Poland is one of the most overlooked destinations in Central and Eastern Europe to teach English abroad. Most people who consider this part of the world are checking out the Czech Republic.
However, I am here to say that you should definitely consider Poland as a place to teach English abroad. If you are looking for a European destination that offers real opportunities to English teachers, then you must check out Warsaw and Krakow. The two largest cities in Poland have developed over the last ten years as major tourism hubs. However the Native English teaching crowd is still small in comparison to Western Europe.
People in Poland are typically very friendly to foreigners and many people in Poland speak English quite well, especially younger Poles. Unfortunately, many expats still complain that it can be difficult to do things in Poland at times in English. Polish is a notoriously difficult language to learn as well, so keep this in mind when considering teaching English in Poland.
Salaries for English teachers in Poland are usually around $1000 a month, but it does depend on the city where you live. In Warsaw or Krakow, you can make $1500 at an international English school.
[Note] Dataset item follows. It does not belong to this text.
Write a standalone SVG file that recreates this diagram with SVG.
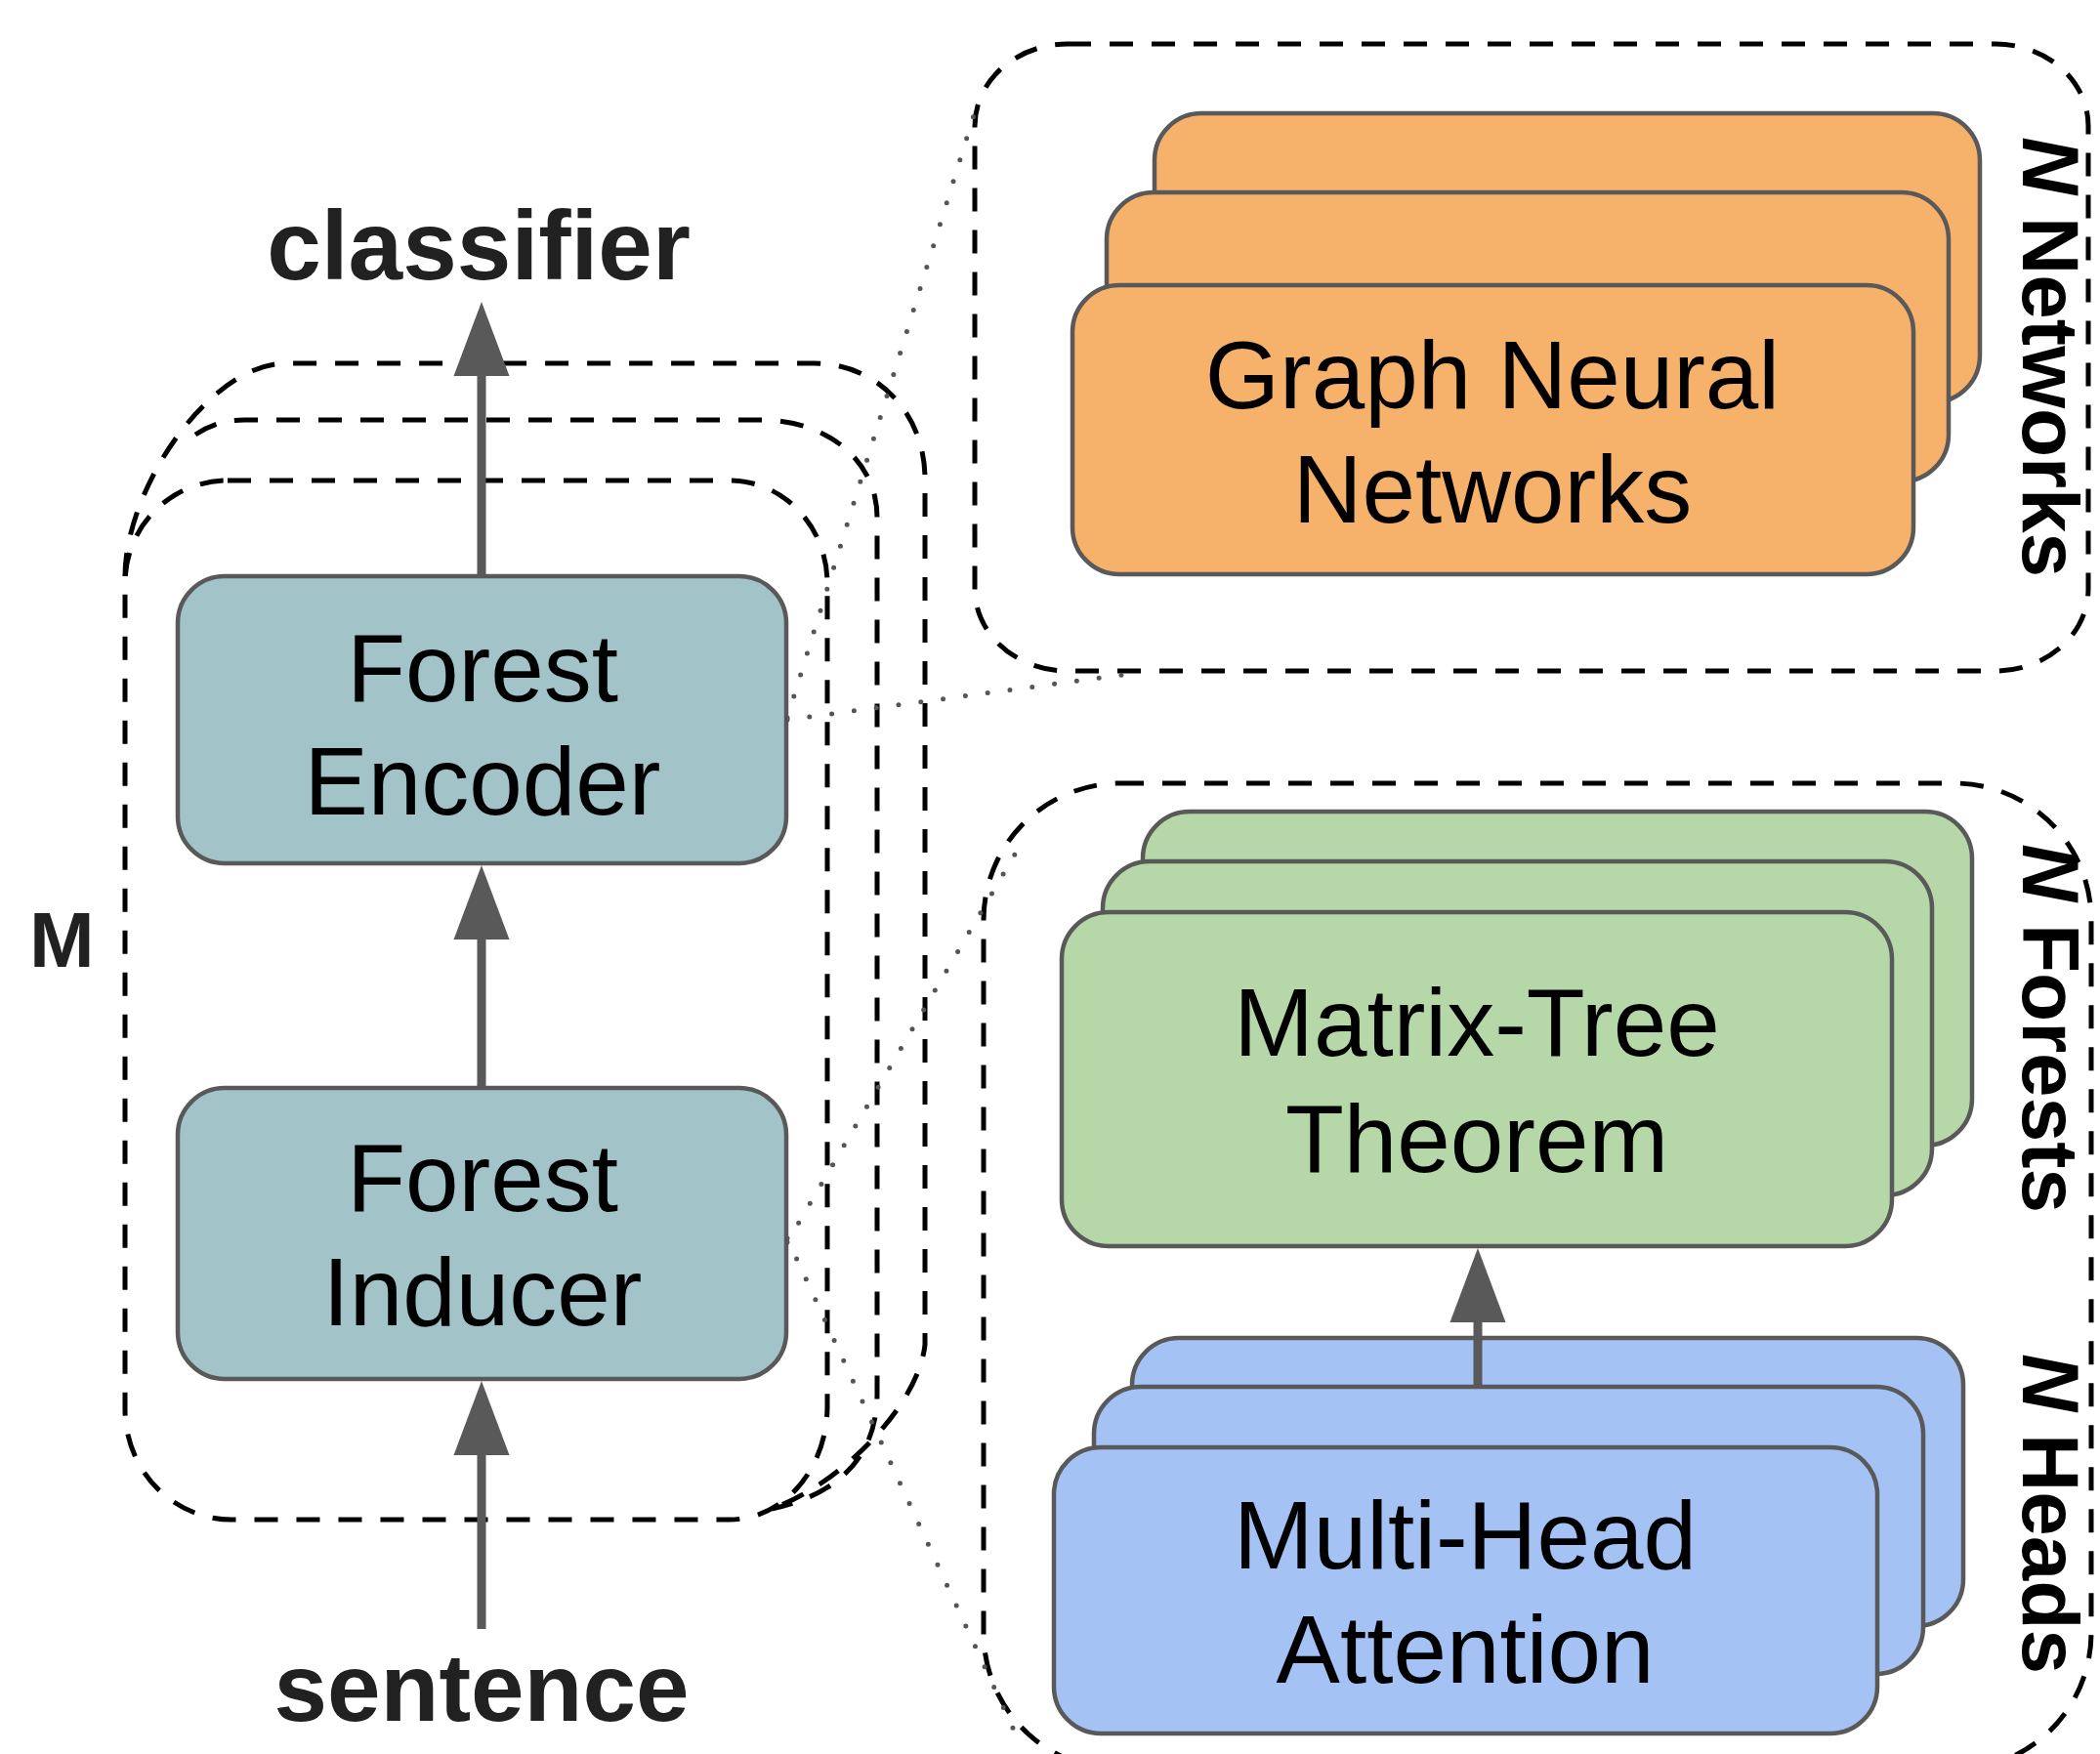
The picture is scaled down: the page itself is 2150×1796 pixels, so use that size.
<svg xmlns="http://www.w3.org/2000/svg" width="2150" height="1796" viewBox="0 0 2150 1796">
<defs>
<style>
.dash{fill:none;stroke:#000;stroke-width:5;stroke-dasharray:24 19}
.dot{fill:none;stroke:#555;stroke-width:5;stroke-linecap:round;stroke-dasharray:0 23}
.card{stroke:#595959;stroke-width:4.5}
.or{fill:#F6B26B}
.gr{fill:#B6D7A8}
.bl{fill:#A4C2F4}
.te{fill:#A2C4C9}
.lbl{font-family:"Liberation Sans",Arial,sans-serif;font-size:98px;fill:#000;text-anchor:middle}
.big{font-family:"Liberation Sans",Arial,sans-serif;font-weight:bold;fill:#212121}
.vert{font-family:"Liberation Sans",Arial,sans-serif;font-weight:bold;font-size:82px;fill:#000}
.shaft{stroke:#595959;stroke-width:9;fill:none}
</style>
<marker id="ah" markerUnits="userSpaceOnUse" markerWidth="76" markerHeight="57" refX="0" refY="28.5" orient="auto" overflow="visible">
<path d="M0,0 L76,28.5 L0,57 Z" fill="#595959"/>
</marker>
</defs>
<rect width="2150" height="1796" fill="#fff"/>

<g id="frames">
<path class="dash" d="M128,590 C128,500 215,372 293,372 H833 C900,372 947,425 947,490 V1377 C940,1440 860,1520 790,1545"/>
<path class="dash" d="M200,445 C215,435 230,430 250,430 H780 C845,430 898,470 898,530 V1427 C898,1490 860,1530 790,1545"/>
<path class="dash" d="M233,492 H747 A100,105 0 0 1 847,597 V1440 A100,116 0 0 1 747,1556 H237 A109,113 0 0 1 128,1443 V597 A105,105 0 0 1 233,492 Z"/>
<rect class="dash" x="998" y="45" width="1140" height="642" rx="95" ry="84"/>
<rect class="dash" x="1007" y="802" width="1134" height="1010" rx="140" ry="140"/>
</g>

<g id="label-M"><text class="big" x="30" y="990" font-size="80">M</text></g>
<g id="label-classifier"><text class="big" x="490" y="286" font-size="100" text-anchor="middle">classifier</text></g>
<g id="label-sentence"><text class="big" x="493" y="1762" font-size="98" text-anchor="middle">sentence</text></g>

<g id="forest-encoder">
<rect class="card te" x="182" y="590" width="623" height="294" rx="48"/>
<text class="lbl" x="494" y="718">Forest</text>
<text class="lbl" x="494" y="834">Encoder</text>
</g>

<g id="forest-inducer">
<rect class="card te" x="182" y="1114" width="623" height="298" rx="48"/>
<text class="lbl" x="494" y="1240">Forest</text>
<text class="lbl" x="494" y="1357">Inducer</text>
</g>

<g id="gnn">
<rect class="card or" x="1182" y="116" width="845" height="296" rx="48"/>
<rect class="card or" x="1133" y="197" width="862" height="296" rx="48"/>
<rect class="card or" x="1098" y="292" width="861" height="296" rx="48"/>
<text class="lbl" x="1528" y="418">Graph Neural</text>
<text class="lbl" x="1528" y="535">Networks</text>
</g>

<g id="matrix-tree">
<rect class="card gr" x="1170" y="831" width="849" height="342" rx="48"/>
<rect class="card gr" x="1129" y="882" width="849" height="342" rx="48"/>
<rect class="card gr" x="1087" y="934" width="850" height="342" rx="48"/>
<text class="lbl" x="1512" y="1081">Matrix-Tree</text>
<text class="lbl" x="1512" y="1200">Theorem</text>
</g>

<g id="multi-head">
<rect class="card bl" x="1159" y="1370" width="851" height="295" rx="48"/>
<rect class="card bl" x="1120" y="1420" width="849" height="294" rx="48"/>
<rect class="card bl" x="1079" y="1482" width="843" height="293" rx="48"/>
<text class="lbl" x="1500" y="1606">Multi-Head</text>
<text class="lbl" x="1500" y="1723">Attention</text>
</g>

<g id="label-networks"><text class="vert" transform="translate(2071,140) rotate(90)"><tspan font-style="italic">N</tspan> Networks</text></g>
<g id="label-forests"><text class="vert" transform="translate(2071,864) rotate(90)"><tspan font-style="italic">N</tspan> Forests</text></g>
<g id="label-heads"><text class="vert" transform="translate(2071,1386) rotate(90)"><tspan font-style="italic">N</tspan> Heads</text></g>

<g id="connectors">
<line class="shaft" x1="493" y1="590" x2="493" y2="385" marker-end="url(#ah)"/>
<line class="shaft" x1="493" y1="1114" x2="493" y2="962" marker-end="url(#ah)"/>
<line class="shaft" x1="493" y1="1668" x2="493" y2="1490" marker-end="url(#ah)"/>
<line class="shaft" x1="1513" y1="1420" x2="1513" y2="1354" marker-end="url(#ah)"/>
<line class="dot" x1="806" y1="735" x2="997" y2="118"/>
<line class="dot" x1="806" y1="737" x2="1157" y2="690"/>
<line class="dot" x1="806" y1="1272" x2="1043" y2="868"/>
<line class="dot" x1="806" y1="1268" x2="1040" y2="1776"/>
</g>
</svg>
Of course, in addition to teaching during the day, you can teach private lessons to earn some extra money. The cost of living isn’t that bad in Poland, and it is much less than in most of Western Europe. For more information on the cost of living in Poland and how it compares to other cheaper countries, check out our European Countries with Low Cost of Living.
If you are thinking of destinations to teach English abroad, we think all five of these countries deserve more attention. All of them offer culture and lifestyle that is quite different from Anglophone countries.
If you are looking for a more unique experience teaching English abroad, you cannot go wrong with one of these countries. Good luck!